• GIVEN PROBLEM:
Extract each line of the records below that contains the word "picture".

• TASK INPUTS:
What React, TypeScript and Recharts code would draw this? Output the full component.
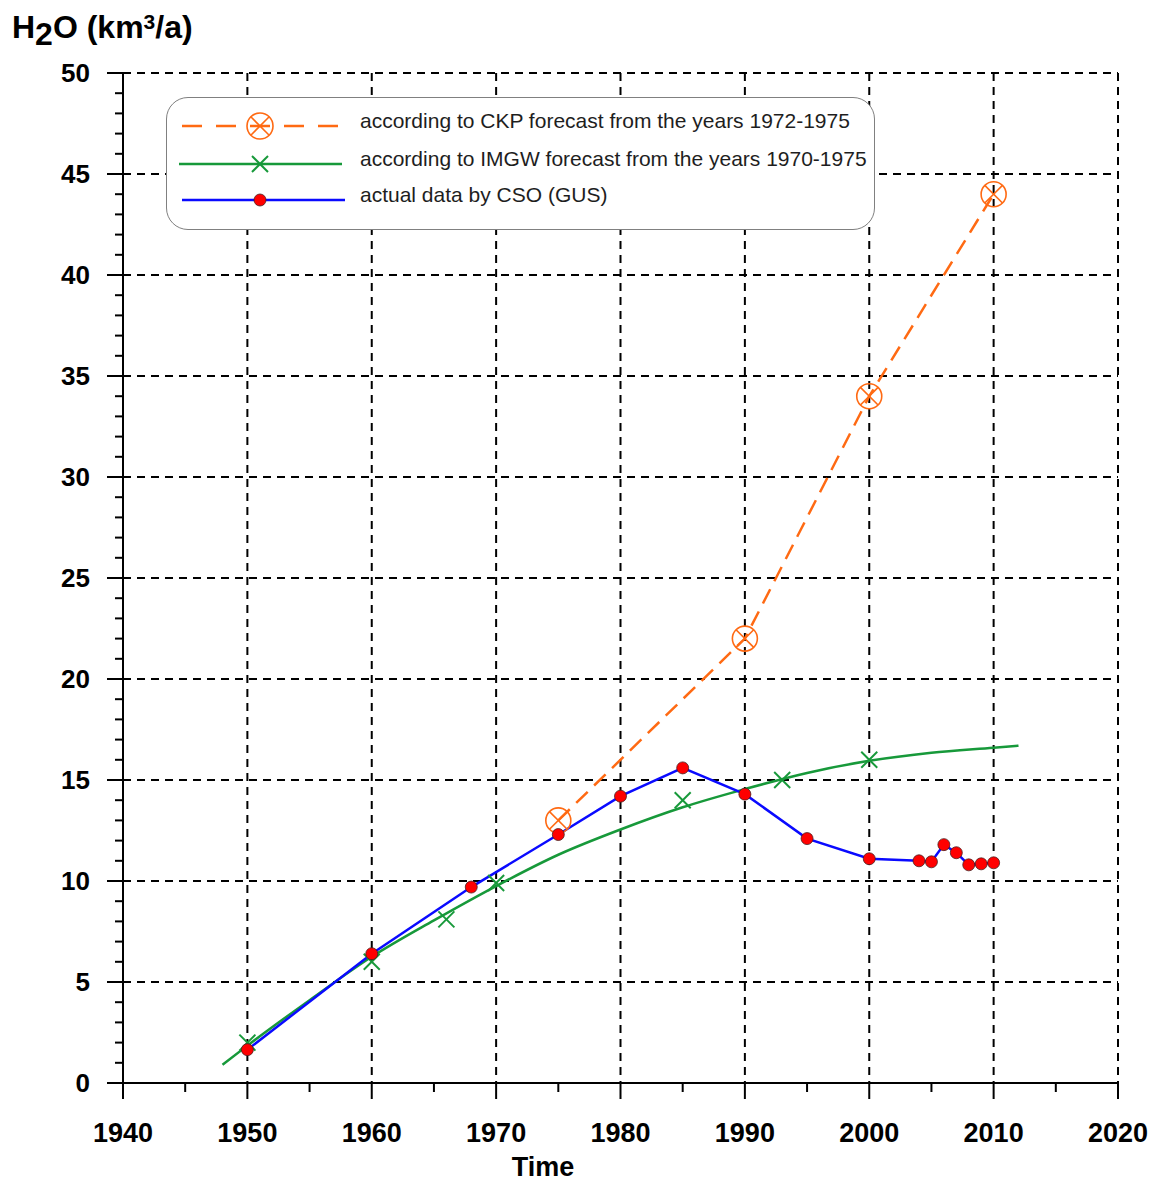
import React from 'react';
import { ComposedChart, Line, XAxis, YAxis, CartesianGrid } from 'recharts';

// ---------------------------------------------------------------------------
// Data
// ---------------------------------------------------------------------------

// CKP forecast from the years 1972-1975
const ckpYears = [1975, 1990, 2000, 2010];
const ckpValues = [13, 22, 34, 44];

// IMGW forecast from the years 1970-1975: the markers ...
const imgwYears = [1950, 1960, 1966, 1970, 1985, 1993, 2000];
const imgwValues = [2.0, 6.0, 8.1, 9.9, 14.0, 15.0, 16.0];

// ... and the smooth trend line drawn through them
const imgwCurveYears = [1948, 1950, 1955, 1960, 1965, 1970, 1975, 1980, 1985, 1990, 1995, 2000, 2005, 2010, 2012];
const imgwCurveValues = [0.9, 1.85, 4.1, 6.25, 8.05, 9.75, 11.3, 12.55, 13.65, 14.55, 15.35, 15.95, 16.35, 16.6, 16.7];

// actual data by CSO (GUS)
const csoYears = [1950, 1960, 1968, 1975, 1980, 1985, 1990, 1995, 2000, 2004, 2005, 2006, 2007, 2008, 2009, 2010];
const csoValues = [1.65, 6.4, 9.7, 12.3, 14.2, 15.6, 14.3, 12.1, 11.1, 11.0, 10.95, 11.8, 11.4, 10.8, 10.85, 10.9];

// axes
const xMajorTicks = [1940, 1950, 1960, 1970, 1980, 1990, 2000, 2010, 2020];
const xTicks = [1940, 1945, 1950, 1955, 1960, 1965, 1970, 1975, 1980, 1985, 1990, 1995, 2000, 2005, 2010, 2015, 2020];
const yMajorTicks = [0, 5, 10, 15, 20, 25, 30, 35, 40, 45, 50];
const yTicks = Array.from({ length: 51 }, (_, i) => i);

const legendLabels = [
  'according to CKP forecast from the years 1972-1975',
  'according to IMGW forecast from the years 1970-1975',
  'actual data by CSO (GUS)',
];

// ---------------------------------------------------------------------------
// Styling
// ---------------------------------------------------------------------------

const FONT = '"Liberation Sans", Arial, Helvetica, sans-serif';
const ORANGE = '#ff6a13';
const GREEN = '#17993a';
const BLUE = '#0a0aff';
const RED = '#ff0000';

const W = 1155;
const H = 1182;
const PLOT_LEFT = 123;
const PLOT_RIGHT = 1118;
const PLOT_TOP = 73;
const PLOT_BOTTOM = 1083;
const Y_AXIS_W = 100;
const X_AXIS_H = 60;

const zip = (xs: number[], ys: number[]) => xs.map((year, i) => ({ year, value: ys[i] }));

const ckpData = zip(ckpYears, ckpValues);
const imgwData = zip(imgwYears, imgwValues);
const imgwCurve = zip(imgwCurveYears, imgwCurveValues);
const csoData = zip(csoYears, csoValues);

// ---------------------------------------------------------------------------
// Markers
// ---------------------------------------------------------------------------

const CrossCircle = ({ cx, cy, r = 12.5 }: { cx: number; cy: number; r?: number }) => {
  const d = r * 0.707;
  return (
    <g>
      <circle cx={cx} cy={cy} r={r} fill="none" stroke={ORANGE} strokeWidth={1.6} />
      <line x1={cx - d} y1={cy - d} x2={cx + d} y2={cy + d} stroke={ORANGE} strokeWidth={1.6} />
      <line x1={cx - d} y1={cy + d} x2={cx + d} y2={cy - d} stroke={ORANGE} strokeWidth={1.6} />
    </g>
  );
};

const Cross = ({ cx, cy, s = 8 }: { cx: number; cy: number; s?: number }) => (
  <g>
    <line x1={cx - s} y1={cy - s} x2={cx + s} y2={cy + s} stroke={GREEN} strokeWidth={2} />
    <line x1={cx - s} y1={cy + s} x2={cx + s} y2={cy - s} stroke={GREEN} strokeWidth={2} />
  </g>
);

const RedDot = ({ cx, cy, r = 6 }: { cx: number; cy: number; r?: number }) => (
  <circle cx={cx} cy={cy} r={r} fill={RED} stroke="#4a2020" strokeWidth={0.8} />
);

// ---------------------------------------------------------------------------
// Ticks (major + minor drawn by hand, labels only on the major ones)
// ---------------------------------------------------------------------------

const XTick = (props: any) => {
  const { x, y, payload } = props;
  const major = xMajorTicks.includes(payload.value);
  return (
    <g>
      <line x1={x} y1={y} x2={x} y2={y + (major ? 16 : 9)} stroke="#000" strokeWidth={2} />
      {major && (
        <text x={x} y={y + 59} textAnchor="middle" fontSize={27} fontWeight="bold" fontFamily={FONT} fill="#000">
          {payload.value}
        </text>
      )}
    </g>
  );
};

const YTick = (props: any) => {
  const { x, y, payload } = props;
  const major = yMajorTicks.includes(payload.value);
  return (
    <g>
      <line x1={x - (major ? 16 : 8)} y1={y} x2={x} y2={y} stroke="#000" strokeWidth={2} />
      {major && (
        <text x={x - 33} y={y + 9} textAnchor="end" fontSize={26} fontWeight="bold" fontFamily={FONT} fill="#000">
          {payload.value}
        </text>
      )}
    </g>
  );
};

// ---------------------------------------------------------------------------
// Legend (plain HTML box over the plot)
// ---------------------------------------------------------------------------

const LegendBox = () => {
  const rows = [126, 164, 200].map((y) => y - 97);
  return (
    <div
      style={{
        position: 'absolute',
        left: 166,
        top: 97,
        width: 709,
        height: 133,
        border: '1px solid #808080',
        borderRadius: 22,
        background: '#fff',
        boxSizing: 'border-box',
      }}
    >
      <svg width={709} height={133} style={{ position: 'absolute', left: -1, top: -1 }}>
        <line x1={16} y1={rows[0]} x2={177} y2={rows[0]} stroke={ORANGE} strokeWidth={2.5} strokeDasharray="20 14" />
        <CrossCircle cx={94} cy={rows[0]} r={13} />
        <line x1={13} y1={rows[1]} x2={176} y2={rows[1]} stroke={GREEN} strokeWidth={2.5} />
        <Cross cx={94} cy={rows[1]} s={8} />
        <line x1={16} y1={rows[2]} x2={179} y2={rows[2]} stroke={BLUE} strokeWidth={2.5} />
        <RedDot cx={94} cy={rows[2]} />
      </svg>
      {legendLabels.map((label, i) => (
        <div
          key={label}
          style={{
            position: 'absolute',
            left: 193,
            top: rows[i] - 19,
            fontFamily: FONT,
            fontSize: 21,
            lineHeight: '26px',
            color: '#1e1e1e',
            whiteSpace: 'nowrap',
          }}
        >
          {label}
        </div>
      ))}
    </div>
  );
};

// ---------------------------------------------------------------------------
// Chart
// ---------------------------------------------------------------------------

export default function App() {
  return (
    <div style={{ position: 'absolute', left: 0, top: 0, width: W, height: H, background: '#fff' }}>
      <ComposedChart
        width={W}
        height={H}
        margin={{
          top: PLOT_TOP,
          right: W - PLOT_RIGHT,
          left: PLOT_LEFT - Y_AXIS_W,
          bottom: H - PLOT_BOTTOM - X_AXIS_H,
        }}
      >
        <CartesianGrid
          stroke="#000"
          strokeWidth={2}
          strokeDasharray="8 6"
          horizontalValues={yMajorTicks}
          verticalValues={xMajorTicks}
        />
        <XAxis
          type="number"
          dataKey="year"
          domain={[1940, 2020]}
          ticks={xTicks}
          interval={0}
          allowDataOverflow
          height={X_AXIS_H}
          tickSize={0}
          tickMargin={0}
          tickLine={false}
          axisLine={{ stroke: '#000', strokeWidth: 2 }}
          tick={<XTick />}
        />
        <YAxis
          type="number"
          dataKey="value"
          domain={[0, 50]}
          ticks={yTicks}
          interval={0}
          allowDataOverflow
          width={Y_AXIS_W}
          tickSize={0}
          tickMargin={0}
          tickLine={false}
          axisLine={{ stroke: '#000', strokeWidth: 2 }}
          tick={<YTick />}
        />
        <Line
          data={ckpData}
          dataKey="value"
          type="linear"
          stroke={ORANGE}
          strokeWidth={2.5}
          strokeDasharray="16 9"
          dot={(p: any) => <CrossCircle key={p.index} cx={p.cx} cy={p.cy} />}
          activeDot={false}
          isAnimationActive={false}
        />
        <Line
          data={imgwCurve}
          dataKey="value"
          type="monotone"
          stroke={GREEN}
          strokeWidth={2.5}
          dot={false}
          activeDot={false}
          isAnimationActive={false}
        />
        <Line
          data={csoData}
          dataKey="value"
          type="linear"
          stroke={BLUE}
          strokeWidth={2.5}
          dot={false}
          activeDot={false}
          isAnimationActive={false}
        />
        <Line
          data={imgwData}
          dataKey="value"
          stroke="none"
          dot={(p: any) => <Cross key={p.index} cx={p.cx} cy={p.cy} />}
          activeDot={false}
          isAnimationActive={false}
        />
        <Line
          data={csoData}
          dataKey="value"
          stroke="none"
          dot={(p: any) => <RedDot key={p.index} cx={p.cx} cy={p.cy} />}
          activeDot={false}
          isAnimationActive={false}
        />
      </ComposedChart>

      <LegendBox />

      <div
        style={{
          position: 'absolute',
          left: 12,
          top: 8,
          fontFamily: FONT,
          fontWeight: 'bold',
          fontSize: 32,
          lineHeight: '38px',
          whiteSpace: 'nowrap',
          color: '#000',
        }}
      >
        H<span style={{ position: 'relative', top: 7 }}>2</span>O (km
        <span style={{ fontSize: 21, position: 'relative', top: -9 }}>3</span>/a)
      </div>

      <div
        style={{
          position: 'absolute',
          left: 443,
          width: 200,
          top: 1154,
          textAlign: 'center',
          fontFamily: FONT,
          fontWeight: 'bold',
          fontSize: 27,
          lineHeight: '27px',
          color: '#000',
        }}
      >
        Time
      </div>
    </div>
  );
}
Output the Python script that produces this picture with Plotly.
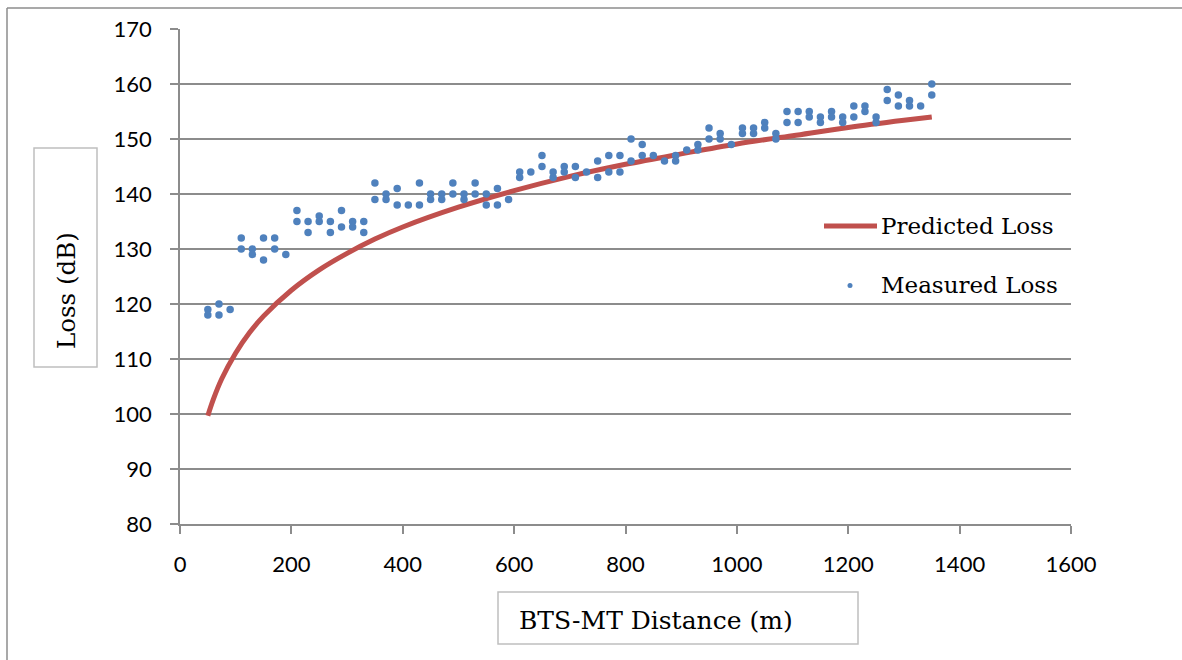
import plotly.graph_objects as go

# ---------------- data ----------------
meas_distance = [50, 50, 70, 70, 90, 110, 110, 130, 130, 150, 150, 170, 170, 190,
                 210, 210, 230, 230, 250, 250, 270, 270, 290, 290, 310, 310, 330, 330,
                 350, 350, 370, 370, 390, 390, 410, 430, 430, 450, 450, 470, 470,
                 490, 490, 510, 510, 530, 530, 550, 550, 570, 570, 590,
                 610, 610, 630, 650, 650, 670, 670, 690, 690, 710, 710, 730,
                 750, 750, 770, 770, 790, 790, 810, 810, 830, 830, 850, 870,
                 890, 890, 910, 930, 930, 950, 950, 970, 970, 990,
                 1010, 1010, 1030, 1030, 1050, 1050, 1070, 1070, 1090, 1090,
                 1110, 1110, 1130, 1130, 1150, 1150, 1170, 1170, 1190, 1190,
                 1210, 1210, 1230, 1230, 1250, 1250, 1270, 1270, 1290, 1290,
                 1310, 1310, 1330, 1350, 1350]
meas_loss = [119, 118, 120, 118, 119, 132, 130, 130, 129, 132, 128, 132, 130, 129,
             137, 135, 135, 133, 136, 135, 135, 133, 137, 134, 135, 134, 135, 133,
             142, 139, 140, 139, 141, 138, 138, 142, 138, 140, 139, 140, 139,
             142, 140, 140, 139, 142, 140, 140, 138, 141, 138, 139,
             144, 143, 144, 147, 145, 144, 143, 145, 144, 145, 143, 144,
             146, 143, 147, 144, 147, 144, 150, 146, 149, 147, 147, 146,
             147, 146, 148, 149, 148, 152, 150, 151, 150, 149,
             152, 151, 152, 151, 153, 152, 151, 150, 155, 153,
             155, 153, 155, 154, 154, 153, 155, 154, 154, 153,
             156, 154, 156, 155, 154, 153, 159, 157, 158, 156,
             157, 156, 156, 160, 158]

pred_distance = [50, 60, 75, 100, 125, 150, 200, 250, 300, 350, 400, 500, 600, 700,
                 800, 900, 1000, 1100, 1200, 1300, 1350]
pred_loss = [99.7, 102.7, 106.4, 111.1, 114.8, 117.8, 122.5, 126.2, 129.2, 131.8,
             134.0, 137.6, 140.6, 143.2, 145.4, 147.3, 149.1, 150.6, 152.1, 153.4, 154.0]

x_ticks = [0, 200, 400, 600, 800, 1000, 1200, 1400, 1600]
y_ticks = [80, 90, 100, 110, 120, 130, 140, 150, 160, 170]

series_names = ["Predicted Loss", "Measured Loss"]
x_title = "BTS-MT Distance (m)"
y_title = "Loss (dB)"

# ---------------- layout helpers ----------------
W, H = 1182, 660
ML, MR, MT, MB = 180, 111, 29, 136
PW = W - ML - MR
PH = H - MT - MB


def px(x):
    return (x - ML) / PW


def py(y):
    return (H - MB - y) / PH


RED = "#C0504D"
BLUE = "#4F81BD"
GRID = "#8C8C8C"
BOX = "#BFBFBF"
SERIF = "DejaVu Serif"
SANS = "Lato"

fig = go.Figure()
fig.add_trace(go.Scatter(
    x=pred_distance, y=pred_loss, mode="lines", name=series_names[0],
    line=dict(color=RED, width=5, shape="spline"), showlegend=False,
))
fig.add_trace(go.Scatter(
    x=meas_distance, y=meas_loss, mode="markers", name=series_names[1],
    marker=dict(color=BLUE, size=7.5, line=dict(width=0)), showlegend=False,
))

shapes = [
    # outer chart border (left + top visible)
    dict(type="line", xref="paper", yref="paper", x0=px(7), y0=py(8), x1=px(1182), y1=py(8),
         line=dict(color=GRID, width=1.5), layer="below"),
    dict(type="line", xref="paper", yref="paper", x0=px(7), y0=py(8), x1=px(7), y1=py(660),
         line=dict(color=GRID, width=1.5), layer="below"),
    # y title box
    dict(type="rect", xref="paper", yref="paper", x0=px(34), y0=py(148), x1=px(97), y1=py(367),
         line=dict(color=BOX, width=1.5), fillcolor="white"),
    # x title box
    dict(type="rect", xref="paper", yref="paper", x0=px(498), y0=py(592), x1=px(858), y1=py(644),
         line=dict(color=BOX, width=1.5), fillcolor="white"),
    # legend line sample
    dict(type="line", xref="paper", yref="paper", x0=px(824), y0=py(226), x1=px(877), y1=py(226),
         line=dict(color=RED, width=5)),
    # legend marker sample
    dict(type="circle", xref="paper", yref="paper", x0=px(847.5), y0=py(283), x1=px(852.5), y1=py(288),
         line=dict(width=0), fillcolor=BLUE),
]

annotations = [
    dict(text=y_title, xref="paper", yref="paper", x=px(66), y=py(291), textangle=-90,
         showarrow=False, xanchor="center", yanchor="middle",
         font=dict(family=SERIF, size=24.5, color="black")),
    dict(text=x_title, xref="paper", yref="paper", x=px(517), y=py(620),
         showarrow=False, xanchor="left", yanchor="middle",
         font=dict(family=SERIF, size=25, color="black")),
    dict(text=series_names[0], xref="paper", yref="paper", x=px(879), y=py(226),
         showarrow=False, xanchor="left", yanchor="middle",
         font=dict(family=SERIF, size=23, color="black")),
    dict(text=series_names[1], xref="paper", yref="paper", x=px(879), y=py(285),
         showarrow=False, xanchor="left", yanchor="middle",
         font=dict(family=SERIF, size=23, color="black")),
]

fig.update_layout(
    width=W, height=H,
    margin=dict(l=ML, r=MR, t=MT, b=MB, pad=0),
    paper_bgcolor="white", plot_bgcolor="white",
    shapes=shapes, annotations=annotations,
    showlegend=False,
    xaxis=dict(range=[0, 1600], tickvals=x_ticks, ticktext=[str(v) for v in x_ticks],
               showgrid=False, zeroline=False, showline=True, linecolor=GRID, linewidth=1.5,
               ticks="outside", ticklen=8, tickwidth=1.5, tickcolor=GRID,
               tickfont=dict(family=SANS, size=22, color="black"), ticklabelstandoff=12),
    yaxis=dict(range=[80, 170], tickvals=y_ticks, ticktext=[str(v) for v in y_ticks],
               showgrid=True, gridcolor=GRID, gridwidth=1.5, zeroline=False,
               showline=True, linecolor=GRID, linewidth=1.5,
               ticks="outside", ticklen=8, tickwidth=1.5, tickcolor=GRID,
               tickfont=dict(family=SANS, size=22, color="black"), ticklabelstandoff=14),
)

fig.write_html("out.html")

• OUTPUT FOR THIS EXERCISE:
Output the Python script that produces this picture with Plotly.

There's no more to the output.